Yes, physically and metallurgically. The fully hot-forged, thick full-tang construction of the Wüsthof Classic is inherently far stronger and more rigid than the thin, laser-stamped blade and partial tang of the Victorinox. You are infinitely less likely to ever accidentally bend, snap, or break a Wüsthof under heavy stress. That being said, the Victorinox is incredibly tough for a stamped knife (because the steel is slightly softer and more ductile) and is more than durable enough to survive 99.9% of standard kitchen tasks without issue.
Which knife is easier for an absolute beginner to learn to sharpen?
The Victorinox Fibrox Pro is vastly easier for beginners to maintain. Its low cost completely removes the psychological “fear factor” of ruining an expensive knife on a whetstone. The slightly softer steel easily takes an edge and deburrs quickly. Furthermore, and most importantly, the complete lack of a thick metal bolster at the heel makes learning to sharpen along the entire, flat length of the edge much simpler than navigating around the Wüsthof’s bulky finger guard. Read more on the nuances of edge maintenance in our sharpening stone vs honing steel guide.
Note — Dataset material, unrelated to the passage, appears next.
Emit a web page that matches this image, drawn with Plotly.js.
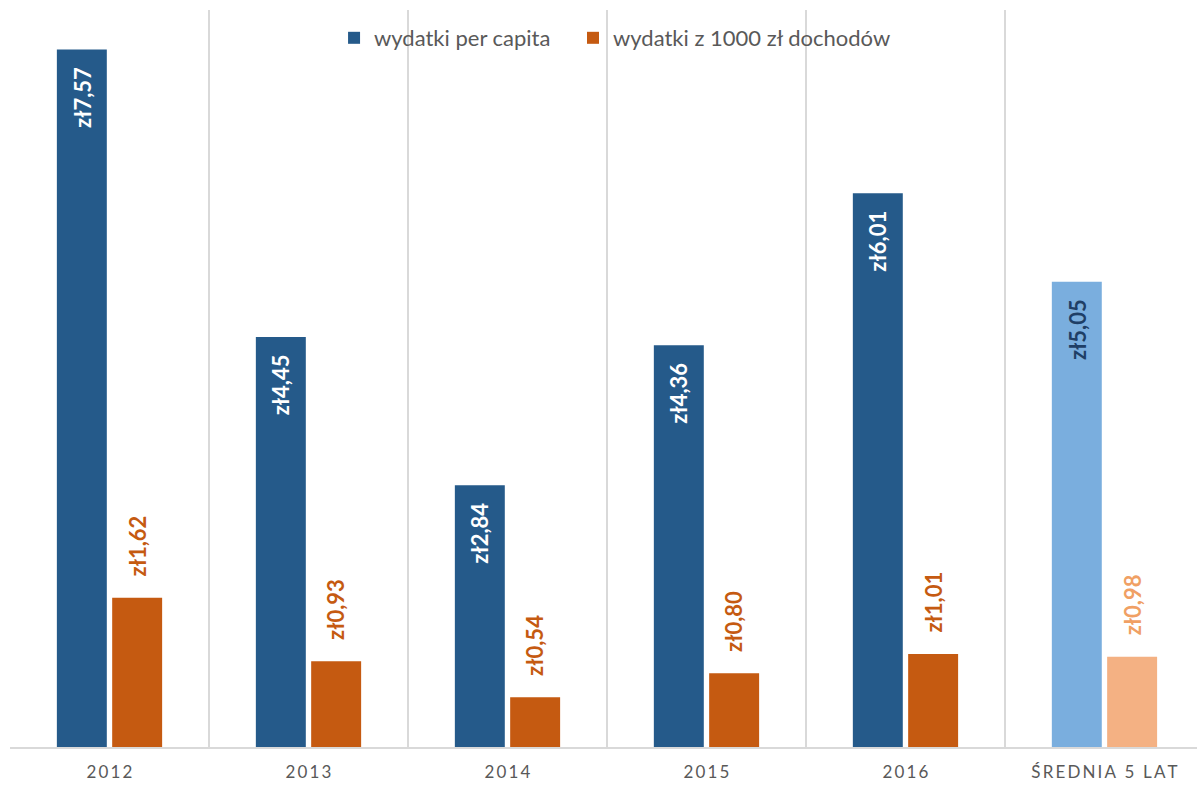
<!DOCTYPE html>
<html>
<head>
<meta charset="utf-8">
<script src="https://cdn.plot.ly/plotly-3.0.1.min.js"></script>
<style>html,body{margin:0;padding:0;background:#fff;}#chart{width:1197px;height:785px;}</style>
</head>
<body>
<div id="chart"></div>
<script>
const categories = ['2012', '2013', '2014', '2015', '2016', 'ŚREDNIA 5 LAT'];
const perCapita = [7.57, 4.45, 2.84, 4.36, 6.01, 5.05];
const per1000 = [1.62, 0.93, 0.54, 0.80, 1.01, 0.98];
const seriesNames = ['wydatki per capita', 'wydatki z 1000 zł dochodów'];

const fmt = v => 'zł' + v.toFixed(2).replace('.', ',');
const spaced = s => s.split('').join('\u2009');

const blue = '#255a8a', blueLight = '#7aaede';
const orange = '#c55a11', orangeLight = '#f4b183';
const n = categories.length;
const FONT = 'Lato, "Open Sans", sans-serif';

const traces = [
  {
    type: 'bar', name: seriesNames[0], x: categories, y: perCapita, legend: 'legend',
    marker: {color: categories.map((c, i) => i === n - 1 ? blueLight : blue)},
    hoverinfo: 'none'
  },
  {
    type: 'bar', name: seriesNames[1], x: categories, y: per1000, legend: 'legend2',
    marker: {color: categories.map((c, i) => i === n - 1 ? orangeLight : orange)},
    hoverinfo: 'none'
  }
];

const off = 0.139;
const annotations = [];
perCapita.forEach((v, i) => {
  annotations.push({
    x: i - off, y: v, xref: 'x', yref: 'y', text: fmt(v), showarrow: false,
    textangle: -90, yanchor: 'top', xanchor: 'center', yshift: -15,
    font: {family: FONT, size: 22, weight: 'bold', color: i === n - 1 ? '#1f3f66' : '#ffffff'}
  });
});
per1000.forEach((v, i) => {
  annotations.push({
    x: i + off, y: v, xref: 'x', yref: 'y', text: fmt(v), showarrow: false,
    textangle: -90, yanchor: 'bottom', xanchor: 'center', yshift: 19,
    font: {family: FONT, size: 22, weight: 'bold', color: i === n - 1 ? '#f0a064' : orange}
  });
});

const legendBase = {
  orientation: 'h', xanchor: 'left', y: 0.962, yanchor: 'middle',
  bgcolor: 'rgba(0,0,0,0)', font: {size: 22, color: '#595959'}
};

const layout = {
  width: 1197, height: 785,
  margin: {l: 10, r: 0, t: 10, b: 38},
  paper_bgcolor: '#ffffff', plot_bgcolor: '#ffffff',
  barmode: 'group', bargap: 0.444, bargroupgap: 0.097,
  font: {family: FONT, color: '#595959'},
  xaxis: {
    type: 'category', range: [-0.5, 5.465],
    tickmode: 'array', tickvals: categories, ticktext: categories.map(spaced),
    tickson: 'boundaries', ticks: '', showgrid: true, gridcolor: '#d9d9d9', gridwidth: 1.5,
    showline: true, linecolor: '#d9d9d9', linewidth: 2,
    tickfont: {size: 17, color: '#595959'}, ticklabelstandoff: 9,
    fixedrange: true
  },
  yaxis: {
    range: [0, 8], showgrid: false, zeroline: false, showticklabels: false,
    showline: false, ticks: '', fixedrange: true
  },
  legend: Object.assign({}, legendBase, {x: 0.273}),
  legend2: Object.assign({}, legendBase, {x: 0.4743}),
  showlegend: true,
  annotations: annotations
};

Plotly.newPlot('chart', traces, layout, {displayModeBar: false, staticPlot: true});
</script>
</body>
</html>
Why do so many professional line chefs use the cheaper Victorinox?
In a high-volume, chaotic professional kitchen, knives are not treated as art; they are tools that see extreme, relentless abuse. They get dropped on hard tile floors, “borrowed” by other careless cooks, and illegally sent through harsh, high-heat commercial dishwashers. The Victorinox is incredibly cheap to replace if ruined, features a highly sanitary non-slip handle mandated by health codes for safety in greasy environments, and its raw cutting performance easily matches knives five times its price. It is the most logical, ruthlessly pragmatic choice for that specific, abusive environment.
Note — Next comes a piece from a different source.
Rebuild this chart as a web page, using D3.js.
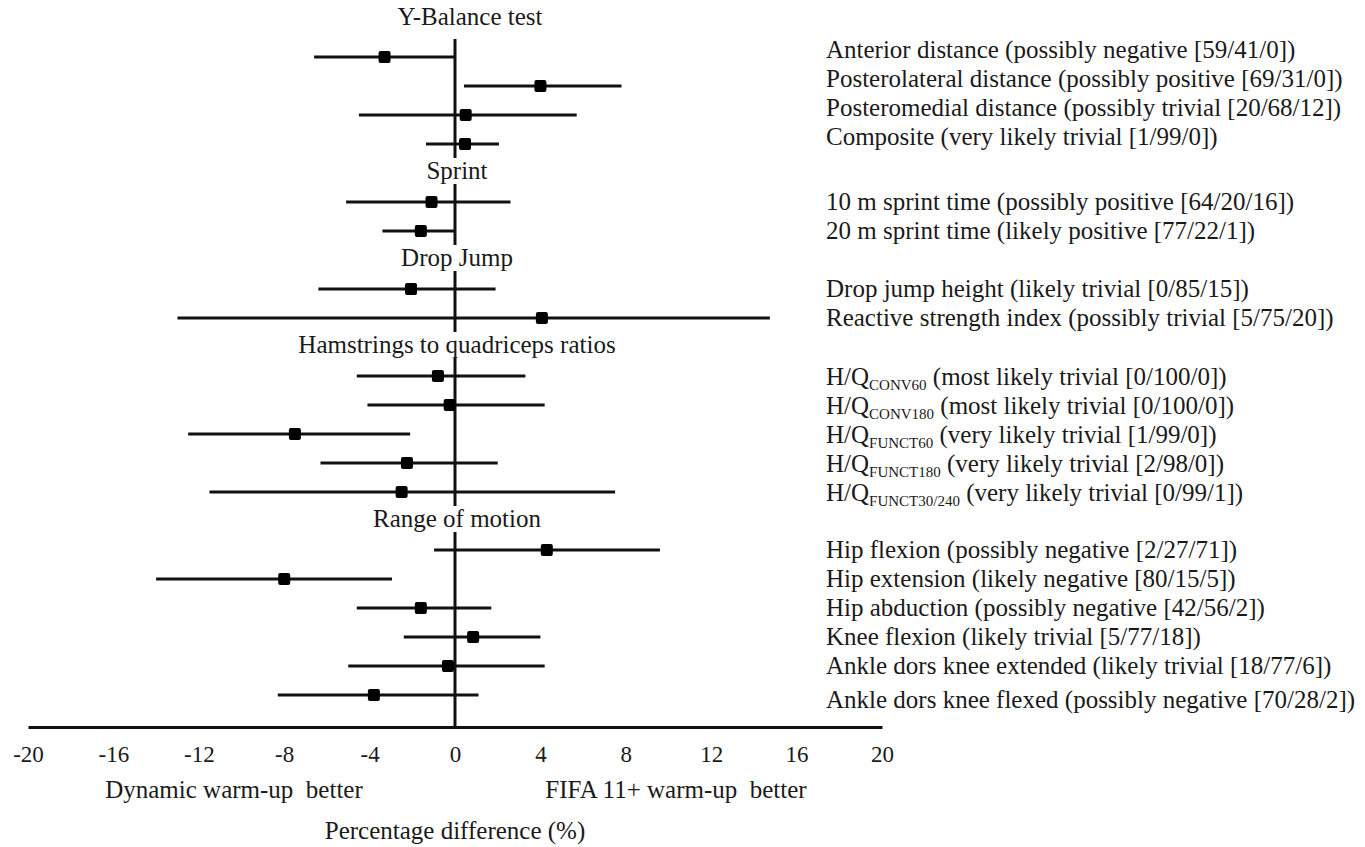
<!DOCTYPE html>
<html>
<head>
<meta charset="utf-8">
<script src="https://cdn.jsdelivr.net/npm/d3@7/dist/d3.min.js"></script>
<style>
  html, body { margin: 0; padding: 0; background: #fff; }
  svg { display: block; }
  text { font-family: "Liberation Serif", "Times New Roman", serif; fill: #1a1a1a; }
</style>
</head>
<body>
<script>
// ---------------- data ----------------
const groupTitles = ["Y-Balance test", "Sprint", "Drop Jump", "Hamstrings to quadriceps ratios", "Range of motion"];
const groupOf = [0,0,0,0, 1,1, 2,2, 3,3,3,3,3, 4,4,4,4,4,4];
const labelMain = [
  "Anterior distance", "Posterolateral distance", "Posteromedial distance", "Composite",
  "10 m sprint time", "20 m sprint time",
  "Drop jump height", "Reactive strength index",
  "H/Q", "H/Q", "H/Q", "H/Q", "H/Q",
  "Hip flexion", "Hip extension", "Hip abduction", "Knee flexion", "Ankle dors knee extended", "Ankle dors knee flexed"
];
const labelSub = ["", "", "", "", "", "", "", "", "CONV60", "CONV180", "FUNCT60", "FUNCT180", "FUNCT30/240", "", "", "", "", "", ""];
const labelInfer = [
  "(possibly negative [59/41/0])", "(possibly positive [69/31/0])", "(possibly trivial [20/68/12])", "(very likely trivial [1/99/0])",
  "(possibly positive [64/20/16])", "(likely positive [77/22/1])",
  "(likely trivial [0/85/15])", "(possibly trivial [5/75/20])",
  "(most likely trivial [0/100/0])", "(most likely trivial [0/100/0])", "(very likely trivial [1/99/0])", "(very likely trivial [2/98/0])", "(very likely trivial [0/99/1])",
  "(possibly negative [2/27/71])", "(likely negative [80/15/5])", "(possibly negative [42/56/2])", "(likely trivial [5/77/18])", "(likely trivial [18/77/6])", "(possibly negative [70/28/2])"
];
const estimate = [-3.3, 4.0, 0.5, 0.47, -1.1, -1.6, -2.06, 4.07, -0.8, -0.25, -7.5, -2.25, -2.5, 4.3, -8.0, -1.6, 0.85, -0.33, -3.8];
const lower    = [-6.6, 0.42, -4.5, -1.36, -5.1, -3.4, -6.4, -13.0, -4.6, -4.1, -12.5, -6.3, -11.5, -0.98, -14.0, -4.6, -2.4, -5.0, -8.3];
const upper    = [0.0, 7.8, 5.7, 2.06, 2.6, 0.0, 1.9, 14.75, 3.3, 4.2, -2.1, 2.0, 7.5, 9.6, -2.95, 1.7, 4.0, 4.2, 1.1];
const xTicks = [-20, -16, -12, -8, -4, 0, 4, 8, 12, 16, 20];
const xDomain = [-20, 20];
const leftNote = "Dynamic warm-up\u00a0\u00a0better";
const rightNote = "FIFA 11+ warm-up\u00a0\u00a0better";
const axisTitle = "Percentage difference (%)";

// ---------------- layout ----------------
const W = 1365, H = 847;
const svg = d3.select("body").append("svg").attr("width", W).attr("height", H);

const x = d3.scaleLinear().domain(xDomain).range([28, 882]);

// build slot sequence: group header followed by its rows
const slots = [];
groupTitles.forEach((g, gi) => {
  slots.push("h" + gi);
  groupOf.forEach((go, i) => { if (go === gi) slots.push("r" + i); });
});
const y = d3.scalePoint().domain(slots).range([28, 695]);
const axisY = 727;
const labelShift = [-7, 0, 0, 1, 0];   // per-group vertical nudge of right-hand labels

// group headers
svg.selectAll("text.header").data(groupTitles).join("text")
  .attr("class", "header")
  .attr("x", (d, i) => x(0) + (i === 0 ? 15 : 2))
  .attr("y", (d, i) => y("h" + i) + (i === 0 ? -3 : 6))
  .attr("text-anchor", "middle")
  .style("font-size", "25px")
  .text(d => d);

// zero line segments per group
groupTitles.forEach((g, gi) => {
  const idx = groupOf.map((go, i) => go === gi ? i : -1).filter(i => i >= 0);
  const top = y("r" + idx[0]) - 18;
  const bot = gi === groupTitles.length - 1 ? axisY : y("r" + idx[idx.length - 1]) + 14;
  svg.append("line")
    .attr("x1", x(0)).attr("x2", x(0))
    .attr("y1", top).attr("y2", bot)
    .attr("stroke", "#111").attr("stroke-width", 3);
});

// error bars
const rows = estimate.map((e, i) => ({ i, e, lo: lower[i], hi: upper[i] }));
svg.selectAll("line.ci").data(rows).join("line")
  .attr("class", "ci")
  .attr("x1", d => x(d.lo)).attr("x2", d => x(d.hi))
  .attr("y1", d => y("r" + d.i)).attr("y2", d => y("r" + d.i))
  .attr("stroke", "#111").attr("stroke-width", 3);

// point estimates
const ms = 12;
svg.selectAll("rect.pt").data(rows).join("rect")
  .attr("class", "pt")
  .attr("x", d => x(d.e) - ms / 2).attr("y", d => y("r" + d.i) - ms / 2)
  .attr("width", ms).attr("height", ms).attr("rx", 2)
  .attr("fill", "#000");

// right-hand labels
const lab = svg.selectAll("text.lab").data(rows).join("text")
  .attr("class", "lab")
  .attr("x", 826)
  .attr("y", d => y("r" + d.i) + 8 + labelShift[groupOf[d.i]] + (d.i === rows.length - 1 ? 5 : 0))
  .style("font-size", "25px");
lab.append("tspan").text(d => labelMain[d.i]);
lab.filter(d => labelSub[d.i]).append("tspan")
  .attr("dy", 5).style("font-size", "15px").text(d => labelSub[d.i]);
lab.append("tspan")
  .attr("dy", d => labelSub[d.i] ? -5 : 0)
  .text(d => " " + labelInfer[d.i]);

// x axis
const axis = svg.append("g").attr("transform", `translate(0,${axisY})`)
  .call(d3.axisBottom(x).tickValues(xTicks).tickSize(0).tickPadding(19).tickFormat(d => String(d)));
axis.select(".domain").attr("stroke", "#111").attr("stroke-width", 3);
axis.selectAll(".tick text")
  .style("font-family", "'Liberation Serif', 'Times New Roman', serif")
  .style("font-size", "23px").attr("fill", "#1a1a1a");

svg.append("text").attr("x", 234).attr("y", 798).attr("text-anchor", "middle")
  .style("font-size", "25px").text(leftNote);
svg.append("text").attr("x", 676).attr("y", 798).attr("text-anchor", "middle")
  .style("font-size", "25px").text(rightNote);
svg.append("text").attr("x", x(0)).attr("y", 839).attr("text-anchor", "middle")
  .style("font-size", "25px").text(axisTitle);
</script>
</body>
</html>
Final Verdict: The Choice of The Head vs. The Hands
After years of intense deliberation and thousands of chopped onions, I firmly believe the ultimate choice between Wüsthof and Victorinox boils down to what you internally value more in your kitchen: cold logic or passionate feeling.
You Should Absolutely Buy The Wüsthof Classic If:
- You value the tactile feel and romantic experience of cooking. You actively enjoy the highly satisfying weight, rigidity, and perfect balance of a premium, forged European tool.
- You are a “buy it once, cry once” consumer. You want to make a single, substantial financial investment in an heirloom-quality knife that will literally last a lifetime and can be passed down.
- You do a massive amount of heavy-duty chopping. The authoritative heft and thick spine of the Wüsthof provides brute power and stability through dense ingredients that the lightweight Victorinox simply cannot match.
You Should Absolutely Buy The Victorinox Fibrox Pro If:
- You are a strict, uncompromising pragmatist. You want the absolute highest cutting performance possible for your dollar, without exception or care for aesthetics.
- You highly prefer a lightweight, nimble, agile knife. You do high volumes of vegetable prep and desperately want to minimize wrist and forearm fatigue.
- You are a beginner, a college student, or work in the brutal food service industry. Its phenomenal combination of razor sharpness, durability, non-slip safety, and incredibly low replacement cost is utterly unbeatable in these contexts.
Final Thought: My closing piece of advice is this: there is fundamentally no wrong answer here. The Wüsthof Classic is a flawless, historical example of a premium German workhorse. The Victorinox Fibrox Pro is a flawless, modern example of a high-performance utility knife. Choosing between them is a wonderful luxury. Whether you choose to lead with your head (budget/utility) or your hands (feel/craftsmanship), you will end up with one of the absolute best kitchen tools ever manufactured.